I guess I keep hoping that one of these cool new tools will actually increase the quality of the information being communicated.  I should know better.  Garbage in, garbage out; that little bon mot has been with us since the dawn of the computer age.  Certainly, the bucket containing the information will have its inevitable impact.  But the essential nature of the information is dependent upon the care and effort that went into its creation. Buzz will not improve the quality of the images formerly posted on Picasa or Flickr.  Placing fragmented observations on Twitter make them no more profound than when they were posted on Facebook.  The current thinking seems to be that we all wish to be heavily invested in the surface of hundreds of lives, and each company wants to deliver the environment that best facilitates such emotional dilettantism.  Less considered is the reality that if we spend our energy maintaining hundreds of tangential relationships, we must necessarily reduce the effort we expend on those true friendships that actually sustain us.

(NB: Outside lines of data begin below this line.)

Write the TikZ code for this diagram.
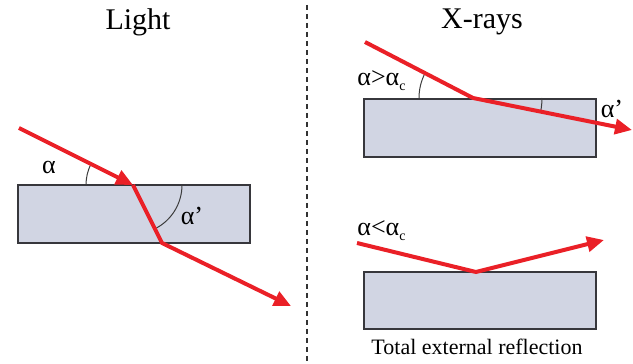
\documentclass[tikz,border=0pt]{standalone}
\usepackage{fontspec}
\setmainfont{Liberation Serif}
\usepackage{tikz}
\usetikzlibrary{arrows.meta,positioning}
\definecolor{raysred}{RGB}{234,32,39}
\definecolor{slabfill}{RGB}{209,213,227}
\definecolor{slabedge}{RGB}{55,55,60}
\definecolor{arcgray}{RGB}{60,60,60}
\newcommand{\critsub}{\raisebox{-2.5pt}{\fontsize{7}{8}\selectfont c}}

\begin{document}
\begin{tikzpicture}[x=0.5pt,y=0.5pt,
    slab/.style={draw=slabedge,fill=slabfill,line width=0.75pt,
                 minimum width=116pt,minimum height=29pt,inner sep=0pt},
    ray/.style={draw=raysred,line width=2pt,line join=miter},
    rayarr/.style={ray,-{Triangle[length=8.5pt,width=7.5pt]}},
    arcline/.style={draw=arcgray,line width=0.5pt},
    title/.style={font=\fontsize{15}{17}\selectfont},
    lbl/.style={font=\fontsize{13}{15}\selectfont,inner sep=0pt}
  ]
    \useasboundingbox (0,0) rectangle (633,364);
    % headings and divider
    \node[title] (tl) at (138,342) {Light};
    \node[title] (tx) at (482,342) {X-rays};
    \coordinate (dtop) at (307,359);
    \coordinate (dbot) at (307,0);
    \draw[line width=1pt,dash pattern=on 2.5pt off 2pt,black!80] (dtop) -- (dbot);

    % light: refraction
    \node[slab,minimum height=29pt] (sl) at (134,150) {};
    \coordinate (l0) at (19,236);
    \coordinate (l1) at (133,179);
    \coordinate (l2) at (162,121);
    \coordinate (l3) at (291,58);
    \draw[arcline] (l1) ++(180:47) arc[start angle=180,end angle=153.4,radius=47];
    \draw[arcline] (l1) ++(0:49) arc[start angle=0,end angle=-63.4,radius=49];
    \draw[rayarr] (l0) -- (l1);
    \draw[rayarr] (l1) -- (l2) -- (l3);
    \node[lbl] (la) at (49,197) {α};
    \node[lbl] (lb) at (192,148) {α’};

    % x-rays: alpha above critical
    \node[slab] (su) at (480,236) {};
    \coordinate (u0) at (365,322);
    \coordinate (u1) at (473,266);
    \coordinate (u2) at (632,234);
    \draw[arcline] (u1) ++(180:54) arc[start angle=180,end angle=152.6,radius=54];
    \draw[arcline] (u1) ++(0:69) arc[start angle=0,end angle=-11.3,radius=69];
    \draw[rayarr] (u0) -- (u1) -- (u2);
    \node[lbl,anchor=west] (ua) at (357,283) {α>α\critsub};
    \node[lbl] (ub) at (612,255) {α’};

    % x-rays: total external reflection
    \node[slab,minimum height=28.5pt] (sd) at (480,63.5) {};
    \coordinate (d0) at (357,121);
    \coordinate (d1) at (476,92);
    \coordinate (d2) at (604,124);
    \draw[rayarr] (d0) -- (d1) -- (d2);
    \node[lbl,anchor=west] (da) at (357,133) {α<α\critsub};
    \node[font=\fontsize{11}{13}\selectfont] (dt) at (477,17) {Total external reflection};
\end{tikzpicture}
\end{document}
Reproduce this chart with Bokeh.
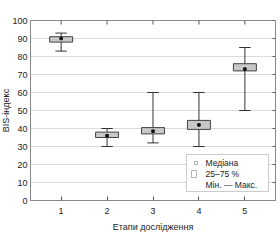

I sense, in the current introductory flurry of online and in-the-hand devices, an unusually disjointed cycle in the perennial negotiation between the communicative exigencies of a culture and the technological responses to those pressures.  Perhaps the issue is not, as it has often been, that we lack the tools to address our communicative needs.  Perhaps the current situation reflects a glut of tools to handle increasingly myopic perceptions and expressions.  I can show people around the globe pictures of my puppy a dozen different ways, but representatives from two different political parties cannot see common ground across a narrow aisle in a single room.  I can listen to my favorite pop star on four different devices secreted about my person, but theologians are deaf to any voice save their own; governments seek to constrain the flow of digital information to “protect” their people from “inappropriate” messages.

The paradox is almost amusing; the power of our communication technology seems, at the moment, to far outstrip the uses to which we put it – a wonderful paring knife for skinless grapes.